The men behind the new University Center posed at the topping out ceremony for the new University Center.

In a school built on the foundations of the freedom of thinking outside the box and radical thought, it is of great surprise that the construction of one of the most important buildings of The New School should only be built by men. The construction workers building the new university center on 65th Street are all men. Even the “topping out” ceremony that took place on May 18, 2012, for the new University Center to be completed in full by 2013, consisted of mostly men and one woman. The fact that 73 percent of the students are women makes this even more shocking.

One could argue that there are typically less women to be found among construction workers in general. According to the Department of Labor in 2009, less than one percent of 77,000 U.S. ironworkers are female. Woman made up 10% of the construction industry workforce, occupying 970,200 of the country’s 9,702,000 construction jobs, according to the National Association of Women in Construction. Yet construction jobs account for 66 percent of jobs in America.

Though in today’s 21st century working world, and at such a progressive institution, such news is shocking.

There is a nationwide group that advocates and protects women’s rights in construction. The National Association of Women in Construction (NAWIC), was founded in 1953 in Fort Worth, Texas, by 16 women working in the construction industry. They knew that women represented only a small fraction of the construction industry. NAWIC officially gained its national charter two years after its founding, providing opportunities for professional development, education, networking, leadership training, and public service for its members.

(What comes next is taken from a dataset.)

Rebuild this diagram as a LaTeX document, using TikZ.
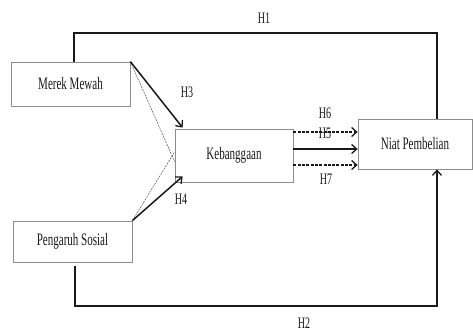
\documentclass[tikz,border=0pt]{standalone}
\usepackage{fontspec}
\newfontfamily\cnd[FakeStretch=0.63]{Liberation Serif}
\usetikzlibrary{arrows.meta}
\begin{document}
\begin{tikzpicture}[x=1pt,y=-1pt,
  box/.style={draw=black!45,line width=0.8pt,fill=white,inner sep=0pt,font=\cnd\fontsize{17.5}{19}\selectfont,text=black!90},
  lbl/.style={font=\cnd\fontsize{16}{18}\selectfont,text=black!90,inner sep=0pt},
  conn/.style={draw=black!90,line width=1.5pt},
  tip/.style={-{Straight Barb[length=5pt,width=9pt,line width=1.3pt]}},
  thinDash/.style={draw=black!70,line width=0.5pt,dash pattern=on 2pt off 1pt},
  denseDash/.style={draw=black!90,line width=1.6pt,dash pattern=on 3pt off 1.3pt}]
\useasboundingbox (0,0) rectangle (473,333);
\node[box,minimum width=119pt,minimum height=44pt] (mm) at (70.5,84) {Merek Mewah};
\node[box,minimum width=119pt,minimum height=41pt] (ps) at (72.5,241.5) {Pengaruh Sosial};
\node[box,minimum width=118pt,minimum height=53pt] (kb) at (234,155.5) {Kebanggaan};
\node[box,minimum width=114pt,minimum height=50pt] (np) at (415,144) {Niat Pembelian};
% H1
\coordinate (t1) at (74,33);
\coordinate (t2) at (437,33);
\draw[conn] (mm.north -| t1) -- (t1) -- (t2) -- (np.north -| t2);
\node[lbl] (h1) at (264,18) {H1};
% H2
\coordinate (b1) at (75,306);
\coordinate (b2) at (437,306);
\draw[conn,tip] ([yshift=-4pt]ps.south -| b1) -- (b1) -- (b2) -- (np.south -| b2);
\node[lbl] (h2) at (304,323) {H2};
% dashed thin
\draw[thinDash] (mm.north east) -- ([yshift=-6pt]kb.west);
\draw[thinDash] (ps.north east) -- ([yshift=3.6pt]kb.west);
% H3 / H4
\draw[conn,tip] (mm.north east) -- ([xshift=8pt,yshift=1pt]kb.north west);
\node[lbl] (h3) at (187,92) {H3};
\draw[conn,tip] (ps.north east) -- ([xshift=8pt,yshift=6pt]kb.south west);
\node[lbl] (h4) at (181,199) {H4};
% H5 H6 H7
\draw[denseDash,tip] ([yshift=23.5pt]kb.east) -- ([yshift=23.5pt]kb.east -| np.west);
\draw[conn,tip] ([yshift=6.5pt]kb.east) -- ([yshift=6.5pt]kb.east -| np.west);
\draw[denseDash,tip] ([yshift=-9.5pt]kb.east) -- ([yshift=-9.5pt]kb.east -| np.west);
\node[lbl] (h6) at (325,113) {H6};
\node[lbl] (h5) at (325,133) {H5};
\node[lbl] (h7) at (326,179) {H7};
\end{tikzpicture}
\end{document}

Despite the fact that the percentage of women in construction and blue-collar jobs continues to remain fairly low, in other sectors of the workforce women are taking over many of what were once considered traditional well-paid male white-collar jobs. Many doctors and lawyers since the 1970s are now women. And in 2009 one fourth of all CEOs were women, according to the U.S. Bureau of Labor Statistics.

With more women working in white-collar jobs, many traditionally pink-collar jobs – like nurses, secretaries, or tellers – are being taken over by men, which leads us to question these new trends. If women are moving into traditionally white collar male occupations, and a good number of men are moving into traditionally pink collar female occupations, could it be that one day men and women will have switched career roles with one another?